Shein category page URLs to scrape. Must use the -c-<id>.html URL format:

https://us.shein.com/Women-Dresses-c-1727.html
https://us.shein.com/Women-Tops-c-1738.html

Leave this field empty to use the built-in default set: Women Dresses, Tops, Pants, and Sets on us.shein.com.

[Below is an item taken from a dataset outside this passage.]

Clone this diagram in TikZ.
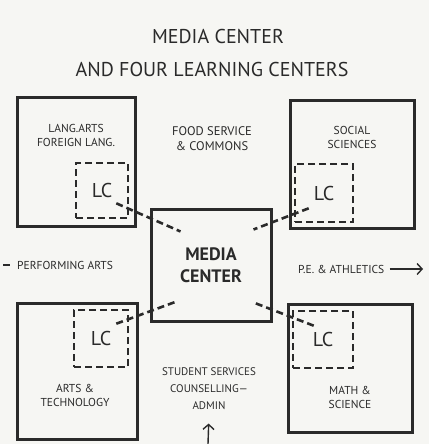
\documentclass[tikz,border=0pt]{standalone}
\usepackage{fontspec}
\setmainfont{PT Sans}
\usepackage{tikz}
\usetikzlibrary{calc,arrows.meta}
\definecolor{ink}{HTML}{2A2A2A}
\definecolor{paper}{HTML}{F6F6F3}

\begin{document}
\begin{tikzpicture}[x=1pt, y=-1pt, ink, >={Straight Barb[length=5pt,width=11pt]},
		room/.style={draw, line width=3pt, inner sep=0pt},
		lcbox/.style={draw, line width=2.6pt, dash pattern=on 7pt off 4pt, inner sep=0pt, font=\fontsize{20}{20}\selectfont},
		link/.style={line width=2.6pt, dash pattern=on 7pt off 4pt},
		lbl/.style={align=center, font=\fontsize{11.5}{14}\selectfont},
		big/.style={align=center, font=\fontsize{20}{22}\selectfont}]
	\fill[paper] (0,0) rectangle (429,444);
	\useasboundingbox (0,0) rectangle (429,444);

	\node[big] (title) at (218,37) {MEDIA CENTER};
	\node[big] (subtitle) at (212,69) {AND FOUR LEARNING CENTERS};

	\node[room, minimum width=118pt, minimum height=129pt] (langbox) at (76,161.5) {};
	\node[room, minimum width=124pt, minimum height=128pt] (socbox) at (352,164) {};
	\node[room, minimum width=120pt, minimum height=136pt] (artbox) at (77,371) {};
	\node[room, minimum width=124pt, minimum height=128pt] (mathbox) at (350,368) {};
	\node[room, minimum width=120pt, minimum height=112pt, align=center,
		font=\fontsize{18}{22}\selectfont\bfseries] (media) at (211,265) {MEDIA\\CENTER};

	\node[lcbox, minimum width=52pt, minimum height=55pt] (lcA) at (102,190.5) {LC};
	\node[lcbox, minimum width=58pt, minimum height=58pt] (lcB) at (324,193) {LC};
	\node[lcbox, minimum width=54pt, minimum height=57pt] (lcC) at (101,338.5) {LC};
	\node[lcbox, minimum width=60pt, minimum height=57pt] (lcD) at (323,339.5) {LC};

	\draw[link] ($(lcA.south east)+(-13,-16)$) -- ($(media.north west)+(31,24)$);
	\draw[link] ($(lcB.south west)+(15,-15)$) -- ($(media.north east)+(-19,22)$);
	\draw[link] ($(lcC.north east)+(-13,15)$) -- ($(media.south west)+(27,-21)$);
	\draw[link] ($(lcD.north west)+(22,16)$) -- ($(media.south east)+(-19,-20)$);

	\node[lbl] (lang) at (76,135) {LANG.ARTS\\FOREIGN LANG.};
	\node[lbl] (social) at (352,137) {SOCIAL\\SCIENCES};
	\node[lbl] (arts) at (75,395) {ARTS \&\\TECHNOLOGY};
	\node[lbl] (math) at (350,397) {MATH \&\\SCIENCE};
	\node[lbl, font=\fontsize{12.5}{15}\selectfont] (food) at (212,139) {FOOD SERVICE\\\& COMMONS};
	\node[lbl, anchor=west, inner sep=1pt] (perf) at (16,265) {PERFORMING ARTS};
	\node[lbl, anchor=west, inner sep=1pt] (pe) at (297,269) {P.E. \& ATHLETICS};
	\node[lbl, font=\fontsize{11}{17}\selectfont] (student) at (209,389) {STUDENT SERVICES\\COUNSELLING—\\ADMIN};

	\coordinate (westedge) at (3,265);
	\coordinate (eastend) at (423,269);
	\coordinate (southedge) at (208,444);
	\draw[line width=1.4pt] (westedge) -- ($(perf.west)+(-6,0)$);
	\draw[line width=1.4pt, ->] ($(pe.east)+(4,0)$) -- (eastend);
	\draw[line width=1.4pt, ->, shorten >=10pt] (southedge) -- (student.south);
\end{tikzpicture}
\end{document}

Do not add ?sort= manually. The sort direction is controlled by the Feed Type input.

Feed Type

Which trend feed to scrape:

  • Both New Arrivals and Best Sellers (default) — fetches each category URL twice, once with sort=7 (newest) and once with sort=8 (best-selling).
  • New Arrivals only — sorted by newest additions (sort=7).
  • Best Sellers only — sorted by sales volume / popularity (sort=8).

Region

Shein storefront region for currency context. Automatically derived from the category URL domain if left unset.

Value Storefront
us us.shein.com (USD)
uk shein.co.uk (GBP)
de shein.de (EUR)
fr shein.fr (EUR)
au shein.com.au (AUD)
ca shein.ca (CAD)

Max Items

Maximum number of product records to emit across all pages and feeds combined. Set to 0 for no limit. Default: 100.

Example output

{
  "goods_id": "414605698",
  "product_name": "Fashionable Digital Printed Milk Silk Fabric, Cool Summer Maxi Dress",
  "product_url": "https://us.shein.com/p-414605698.html",
  "image_url": "https://img.ltwebstatic.com/images3_spmp/...",
  "category": "Women Dresses",
  "category_id": "1727",
  "rank": 1,
  "first_seen_date": "2026-07-05",
  "rank_movement": 0,
  "sale_price": 8.93,
  "retail_price": 14.99,
  "discount_pct": 40,
  "currency": "USD",
  "is_flash_sale": false,
  "flash_sale_price": null,
  "flash_sale_end": null,
  "region": "us",
  "feed_type": "new_arrival"
}

Performance and cost

Each Shein category page is fetched via Bright Data Web Unlocker. The billing model is per successful Web Unlocker request (~$1.50 / 1 000 requests). A standard run with 4 categories on both feeds = 8 BD requests.

Memory: 512 MB. Concurrent BD fetches are capped at 2 to prevent OOM on large response bodies (~5 MB each).

Trend tracking across runs

Run this actor on a schedule (daily or hourly) for the same category URLs. On each run it:

  1. Reads the previous run's rank state from the Key-Value store.
  2. Computes rank_movement per product.
  3. Records first_seen_date the first time a goods_id appears.
  4. Persists updated state for the next run.

The state key is category_id:feed_type:goods_id, so multiple categories and feed types are tracked independently.

Anti-bot notes

  • Halo challenge shell: Shein serves a ~355 KB JavaScript challenge page that Bright Data's server-side grader sometimes marks as ok. The actor's content gate (size >= 400 KB + goods_id present) rejects these false positives and retries.
  • Retry limit: Up to 3 BD retries per request. A page that fails all retries is skipped with a warning — the run continues.
  • Concurrency: inn_max_conc: 2 limits peak concurrent BD fetches. Do not raise this above 4 without increasing memory.